Monday, March 28, 2011

A Case Study at Roberto Clemente

March 15, 3 hours 15 minutes spent at Roberto Clemente

Keeping Students Focused

Our biggest challenge has been keeping the students focused on seeing their assignments through completion. They may write it, but not put it in Google Docs; or type it into the computer, but not share it. Or perhaps not do any of it. They had folders for their hard copy papers, but their assignments were still not getting done.

Logistics was the biggest issue of getting the assignments complete. The students, I think, found they could too easily slip through the cracks of accountability and goof off for an hour, listening to music on a laptop or just walking around and talking.

So last month we changed tactics a little and divided up the students by the four volunteers – about four students per volunteer. We sat down with our four students one on one, identified at least one assignment they wanted to see published and focused on getting that piece ready for publication.


Katie put this chart up on Google Docs. The colored squares are those pieces that have been submitted and then edited by a volunteer. The goal at the end of class was to color in a box. That seemed to work a little better. It empowered the volunteers to assume more responsibility in pushing the students more rather than waiting passively for students to come to us, which they were not doing.

Coming into the project in the middle of the year kept me a little in the dark in terms of visualizing the process of oversight. I was surprised at how little anyone seemed to care about the project. I think I was too light gloved with the kids, afraid of alienating them, when I think what they need is more accountability. They often leave the room in disarray, their laptops open, sometimes their personal folders still on their desk or even on the floor. The volunteers and teacher end up picking up after them. I think these kids need some discipline. They’re also rude sometimes to their very agreeable teacher.
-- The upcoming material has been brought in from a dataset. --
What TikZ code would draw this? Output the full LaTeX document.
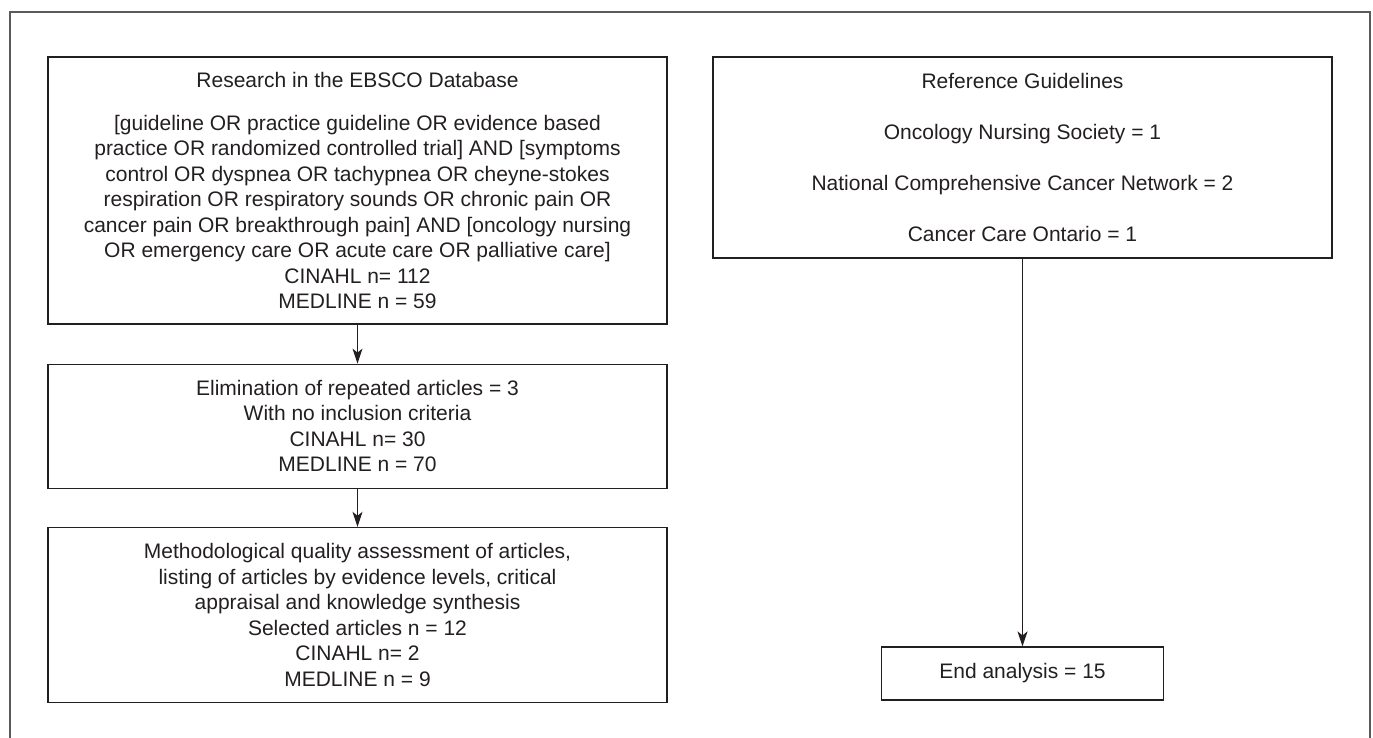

They’re way too deficient in attention to be assigned laptops with Internet connectivity. And often they just end up cutting and pasting research from Wikipedia at the end of the hour. It’s very disheartening. One can easily feel overwhelmed, that it’s too late to reach these kids, and we need to start earlier.

Every quarter, the students are reassigned to different classes. And you can see how one or two bad actors can bring down the entire class.

I’ll see this project through to the end of the term and publication. And I’ll stay involved in 826Michigan. I think as an artist, you realize that your body of work doesn’t have to live only between the bindings of a book. That strikes me as a limited existence. Becoming involved in communities, a social volunteer community like 826Michigan, an alternative school community, a writer’s community in and outside the classroom – has been essential to helping to create an environment in which I can work and see myself as an artist – which isn’t defined by business cards and company flow charts – in fact it resists such delineation and prefers to operate on the margins.

I may be doing some good for the kids at Roberto Clemente, but I’m also forming my own consciousness as an artist, which will carry me onto future community outreach efforts.